Data items
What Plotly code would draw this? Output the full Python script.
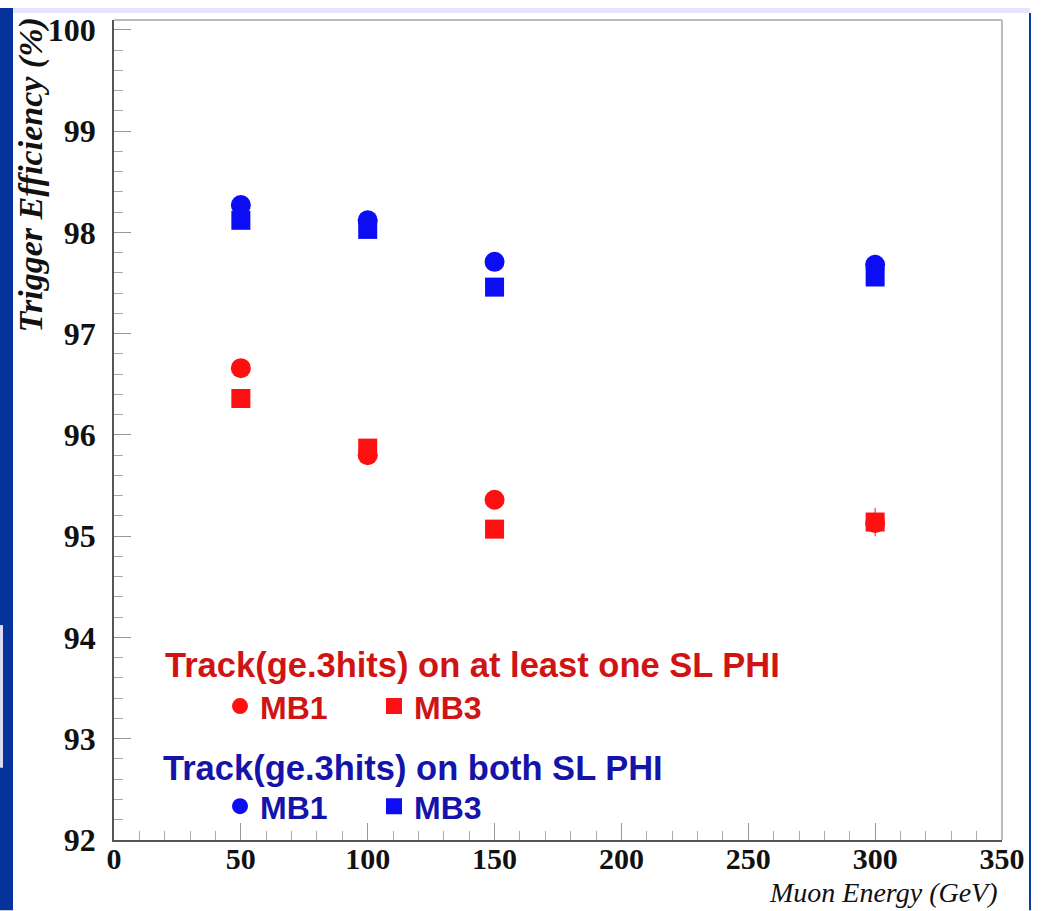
import plotly.graph_objects as go

# ---- data ----
energy = [50, 100, 150, 300]
red_mb1 = [96.66, 95.80, 95.36, 95.13]
red_mb3 = [96.36, 95.87, 95.07, 95.14]
red_mb3_err = [0.0, 0.0, 0.0, 0.14]
blue_mb1 = [98.27, 98.12, 97.71, 97.68]
blue_mb3 = [98.12, 98.03, 97.46, 97.56]
y_ticks = [92, 93, 94, 95, 96, 97, 98, 99, 100]
x_ticks = [0, 50, 100, 150, 200, 250, 300, 350]

W, H = 1047, 911
L, R, T, B = 114, 1002, 12, 840

RED = "#ff0f0f"
BLUE = "#0c0cf5"
RED_TXT = "#d01414"
BLUE_TXT = "#1414aa"


def px(xp):
    return (xp - L) / (R - L)


def py(yp):
    return (B - yp) / (B - T)


fig = go.Figure()
fig.add_trace(go.Scatter(x=energy, y=red_mb1, mode="markers", name="MB1",
                         marker=dict(symbol="circle", size=20, color=RED),
                         legend="legend"))
fig.add_trace(go.Scatter(x=energy, y=red_mb3, mode="markers", name="MB3",
                         marker=dict(symbol="square", size=19, color=RED),
                         error_y=dict(type="data", array=red_mb3_err, visible=True,
                                      color=RED, thickness=1, width=0),
                         legend="legend"))
fig.add_trace(go.Scatter(x=energy, y=blue_mb1, mode="markers", name="MB1",
                         marker=dict(symbol="circle", size=20, color=BLUE),
                         legend="legend2"))
fig.add_trace(go.Scatter(x=energy, y=blue_mb3, mode="markers", name="MB3",
                         marker=dict(symbol="square", size=19, color=BLUE),
                         legend="legend2"))

ytickfont = dict(family="Liberation Serif", size=32, color="#111", weight="bold")
xtickfont = dict(family="Liberation Serif", size=30, color="#111", weight="bold")

fig.update_layout(
    width=W, height=H,
    margin=dict(l=L, r=W - R, t=T, b=H - B),
    paper_bgcolor="white", plot_bgcolor="white",
    showlegend=True,
    legend=dict(x=px(220), y=py(705), xanchor="left", yanchor="middle",
                orientation="h", bgcolor="rgba(0,0,0,0)", itemsizing="trace",
                entrywidth=109, entrywidthmode="pixels",
                font=dict(family="Liberation Sans", size=32, color=RED_TXT, weight="bold")),
    legend2=dict(x=px(220), y=py(806), xanchor="left", yanchor="middle",
                 orientation="h", bgcolor="rgba(0,0,0,0)", itemsizing="trace",
                 entrywidth=109, entrywidthmode="pixels",
                 font=dict(family="Liberation Sans", size=32, color=BLUE_TXT, weight="bold")),
    xaxis=dict(range=[0, 350], tickvals=x_ticks, ticks="inside", ticklen=17,
               tickcolor="#999", tickwidth=1, showgrid=False, zeroline=False,
               showline=True, linecolor="#555", linewidth=1.5,
               tickfont=xtickfont, ticklabelstandoff=-9,
               minor=dict(dtick=10, ticks="inside", ticklen=9, tickcolor="#aaa")),
    yaxis=dict(range=[92, 100.098], tickvals=y_ticks, ticks="inside", ticklen=17,
               tickcolor="#999", tickwidth=1, showgrid=False, zeroline=False,
               showline=True, linecolor="#555", linewidth=1.5,
               tickfont=ytickfont, ticklabelstandoff=10,
               minor=dict(dtick=0.2, ticks="inside", ticklen=9, tickcolor="#aaa")),
)

# frame (top / right) like the ROOT pad
fig.add_shape(type="line", xref="paper", yref="paper", x0=0, x1=1, y0=1, y1=1,
              line=dict(color="#bbbbbb", width=2))
fig.add_shape(type="line", xref="paper", yref="paper", x0=1, x1=1, y0=0, y1=1,
              line=dict(color="#bbbbbb", width=2))

# slide decoration around the picture
fig.add_shape(type="rect", xref="paper", yref="paper", x0=px(0), x1=px(13),
              y0=py(H), y1=py(0), fillcolor="#06329c", line_width=0, layer="below")
fig.add_shape(type="rect", xref="paper", yref="paper", x0=px(0), x1=px(3),
              y0=py(767), y1=py(623), fillcolor="#dcdcf5", line_width=0, layer="below")
fig.add_shape(type="rect", xref="paper", yref="paper", x0=px(13), x1=px(1030),
              y0=py(5), y1=py(0), fillcolor="#e4e4fa", line_width=0, layer="below")
fig.add_shape(type="line", xref="paper", yref="paper", x0=px(1030), x1=px(1030),
              y0=py(H), y1=py(5), line=dict(color="#0a3aaa", width=2))

# axis titles
fig.add_annotation(text="Trigger Efficiency (%)", xref="paper", yref="paper",
                   x=px(31), y=py(8), xanchor="center", yanchor="top",
                   textangle=-90, showarrow=False,
                   font=dict(family="Liberation Serif", size=34, color="#111",
                             style="italic", weight="bold"))
fig.add_annotation(text="Muon Energy (GeV)", xref="paper", yref="paper",
                   x=px(1000), y=py(893), xanchor="right", yanchor="middle",
                   showarrow=False,
                   font=dict(family="Liberation Serif", size=28, color="#111",
                             style="italic"))

# legend headings
fig.add_annotation(text="Track(ge.3hits) on at least one SL PHI", xref="paper", yref="paper",
                   x=px(163), y=py(663), xanchor="left", yanchor="middle", showarrow=False,
                   font=dict(family="Liberation Sans", size=34.5, color=RED_TXT, weight="bold"))
fig.add_annotation(text="Track(ge.3hits) on both SL PHI", xref="paper", yref="paper",
                   x=px(161), y=py(767), xanchor="left", yanchor="middle", showarrow=False,
                   font=dict(family="Liberation Sans", size=34.5, color=BLUE_TXT, weight="bold"))

fig.write_html("out.html")
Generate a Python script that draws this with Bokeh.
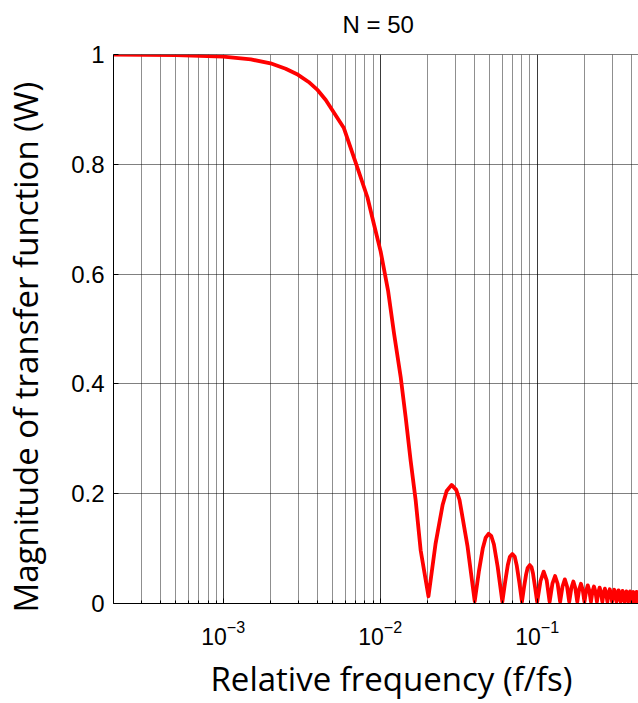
from bokeh.plotting import figure
from bokeh.models import FixedTicker, Span, ColumnDataSource, Title
from bokeh.embed import file_html
from bokeh.resources import INLINE

# ---- data ----
main_freq = [0.0002, 0.0005, 0.001, 0.0015, 0.002, 0.0025, 0.003, 0.0035, 0.004,
             0.0045, 0.00587, 0.00698, 0.00829, 0.00914, 0.01007, 0.01122, 0.01225,
             0.01351, 0.01453, 0.01563, 0.01682, 0.01811, 0.0203]
main_mag = [1.0, 0.999, 0.996, 0.991, 0.984, 0.974, 0.963, 0.950, 0.935,
            0.917, 0.866, 0.803, 0.740, 0.690, 0.641, 0.570, 0.492,
            0.412, 0.339, 0.260, 0.188, 0.0965, 0.013]

side_freq = [0.0225, 0.025, 0.0265, 0.0285, 0.0305, 0.032, 0.036, 0.040,
             0.0425, 0.045, 0.047, 0.049, 0.051, 0.053, 0.056, 0.060,
             0.0625, 0.065, 0.067, 0.0695, 0.072, 0.074, 0.077, 0.080,
             0.0825, 0.085, 0.087, 0.0897, 0.092, 0.094, 0.097, 0.100,
             0.105, 0.110, 0.115, 0.120,
             0.125, 0.130, 0.135, 0.140,
             0.145, 0.150, 0.155, 0.160,
             0.165, 0.170, 0.175, 0.180,
             0.185, 0.190, 0.195, 0.200,
             0.205, 0.210, 0.215, 0.220,
             0.225, 0.230, 0.235, 0.240,
             0.245, 0.250, 0.255, 0.260,
             0.265, 0.270, 0.275, 0.280,
             0.285, 0.290, 0.295, 0.300,
             0.305, 0.310, 0.315, 0.320,
             0.325, 0.330, 0.335, 0.340,
             0.345, 0.350, 0.355, 0.360,
             0.365, 0.370, 0.375, 0.380,
             0.385, 0.390, 0.395, 0.400,
             0.405, 0.410, 0.415, 0.420,
             0.425, 0.430, 0.435, 0.440,
             0.445, 0.450, 0.455, 0.460,
             0.465, 0.470, 0.475, 0.480,
             0.485, 0.490, 0.495, 0.500]
side_mag = [0.108, 0.180, 0.205, 0.216, 0.207, 0.189, 0.104, 0.004,
            0.058, 0.100, 0.120, 0.127, 0.123, 0.108, 0.067, 0.003,
            0.039, 0.070, 0.085, 0.090, 0.085, 0.070, 0.038, 0.003,
            0.030, 0.053, 0.065, 0.070, 0.066, 0.055, 0.029, 0.003,
            0.041, 0.058, 0.042, 0.003,
            0.036, 0.050, 0.036, 0.003,
            0.031, 0.044, 0.031, 0.003,
            0.028, 0.040, 0.028, 0.003,
            0.025, 0.036, 0.025, 0.003,
            0.023, 0.033, 0.023, 0.003,
            0.022, 0.031, 0.022, 0.003,
            0.020, 0.029, 0.020, 0.003,
            0.019, 0.027, 0.019, 0.003,
            0.018, 0.026, 0.018, 0.003,
            0.018, 0.025, 0.017, 0.003,
            0.017, 0.024, 0.017, 0.003,
            0.016, 0.023, 0.016, 0.003,
            0.016, 0.022, 0.015, 0.003,
            0.015, 0.022, 0.015, 0.003,
            0.015, 0.021, 0.015, 0.003,
            0.015, 0.021, 0.014, 0.003,
            0.014, 0.020, 0.014, 0.003,
            0.014, 0.020, 0.014, 0.003,
            0.014, 0.020, 0.014, 0.002]

x_major_ticks = [1e-3, 1e-2, 1e-1]
x_minor_ticks = [2e-4, 3e-4, 4e-4, 5e-4, 6e-4, 7e-4, 8e-4, 9e-4,
                 2e-3, 3e-3, 4e-3, 5e-3, 6e-3, 7e-3, 8e-3, 9e-3,
                 2e-2, 3e-2, 4e-2, 5e-2, 6e-2, 7e-2, 8e-2, 9e-2,
                 2e-1, 3e-1, 4e-1, 5e-1]
y_ticks = [0, 0.2, 0.4, 0.6, 0.8, 1]
y_tick_labels = ["0", "0.2", "0.4", "0.6", "0.8", "1"]

title_text = "N = 50"
x_label = "Relative frequency (f/fs)"
y_label = "Magnitude of transfer function (W)"

p = figure(width=638, height=703, x_axis_type="log",
           x_range=(2e-4, 0.442), y_range=(0, 1),
           output_backend="svg", toolbar_location=None,
           min_border_left=113, min_border_right=0,
           min_border_top=54, min_border_bottom=100)

p.background_fill_color = "white"
p.border_fill_color = "white"
p.outline_line_color = None

xticker = FixedTicker(ticks=x_major_ticks, minor_ticks=x_minor_ticks)
p.xaxis.ticker = xticker
p.yaxis.ticker = FixedTicker(ticks=y_ticks)
p.yaxis.major_label_overrides = dict(zip(y_ticks, y_tick_labels))

for ax in (p.xaxis[0], p.yaxis[0]):
    ax.axis_line_color = "black"
    ax.axis_line_width = 1
    ax.major_tick_in = 5
    ax.major_tick_out = 0
    ax.minor_tick_in = 3
    ax.minor_tick_out = 0
    ax.major_tick_line_color = "black"
    ax.minor_tick_line_color = "black"
    ax.major_label_text_font = "Liberation Sans"
    ax.major_label_text_color = "black"

p.xaxis.major_label_text_font_size = "23px"
p.yaxis.major_label_text_font_size = "24px"
p.yaxis.minor_tick_line_color = None
p.xaxis.major_label_standoff = 16
p.yaxis.major_label_standoff = 9

# spacing panels (blank) and titles, stacked outward from the frame
def spacer(gap):
    return Title(text=" ", text_font_size="1px", standoff=gap)

p.add_layout(spacer(14), "above")
p.add_layout(Title(text=title_text, align="left", offset=229, standoff=0,
                   text_font="Liberation Sans", text_font_size="24px",
                   text_font_style="normal", text_color="black"), "above")

label_style = dict(text_font="Open Sans", text_font_size="33px",
                   text_font_style="normal", text_color="black", align="left")
p.add_layout(spacer(3), "below")
p.add_layout(Title(text=x_label, offset=97, standoff=0, **label_style), "below")
p.add_layout(spacer(18), "left")
p.add_layout(Title(text=y_label, offset=-9, standoff=0, **label_style), "left")

p.xgrid.ticker = xticker
p.xgrid.grid_line_color = "#3a3a3a"
p.xgrid.grid_line_width = 1
p.xgrid.minor_grid_line_color = "#8f8f8f"
p.xgrid.minor_grid_line_width = 1

p.ygrid.ticker = FixedTicker(ticks=[0.2, 0.4, 0.6, 0.8])
p.ygrid.grid_line_color = "black"
p.ygrid.grid_line_width = 1
p.ygrid.grid_line_dash = "1 1"

p.add_layout(Span(location=1, dimension="width", line_color="black", line_width=1))

src = ColumnDataSource(dict(f=main_freq + side_freq, m=main_mag + side_mag))
p.line("f", "m", source=src, line_color="#ff0000", line_width=3.8,
       line_join="round", line_cap="round")

open("out.html", "w").write(file_html(p, INLINE))
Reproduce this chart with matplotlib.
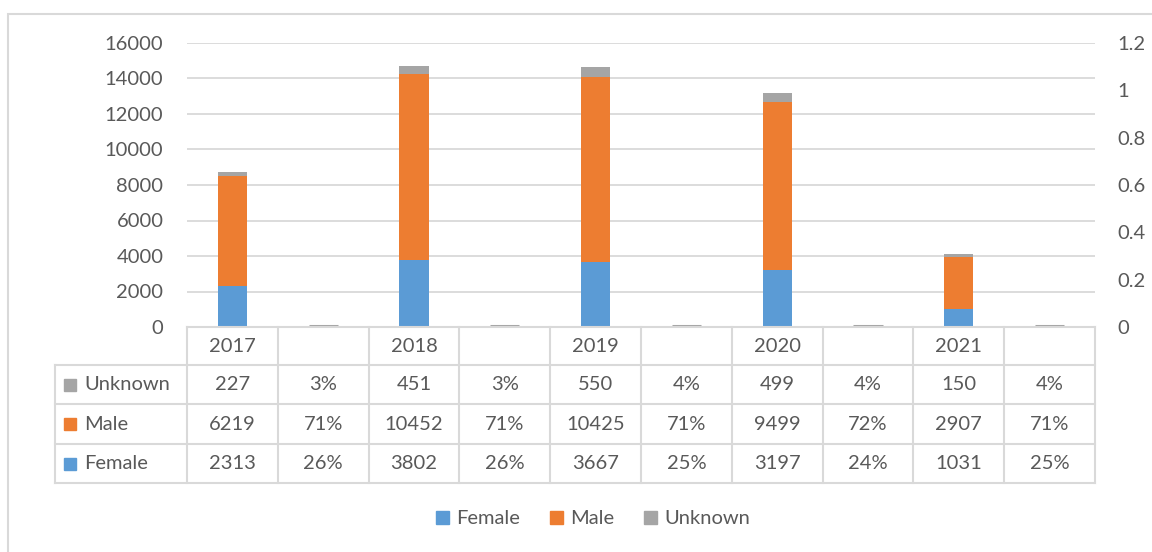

# Given request
From the listing above, pick out each line where the word "with" appears.

# The reply
Generate a Python script that draws this with Bokeh.
Reproduce this chart with matplotlib.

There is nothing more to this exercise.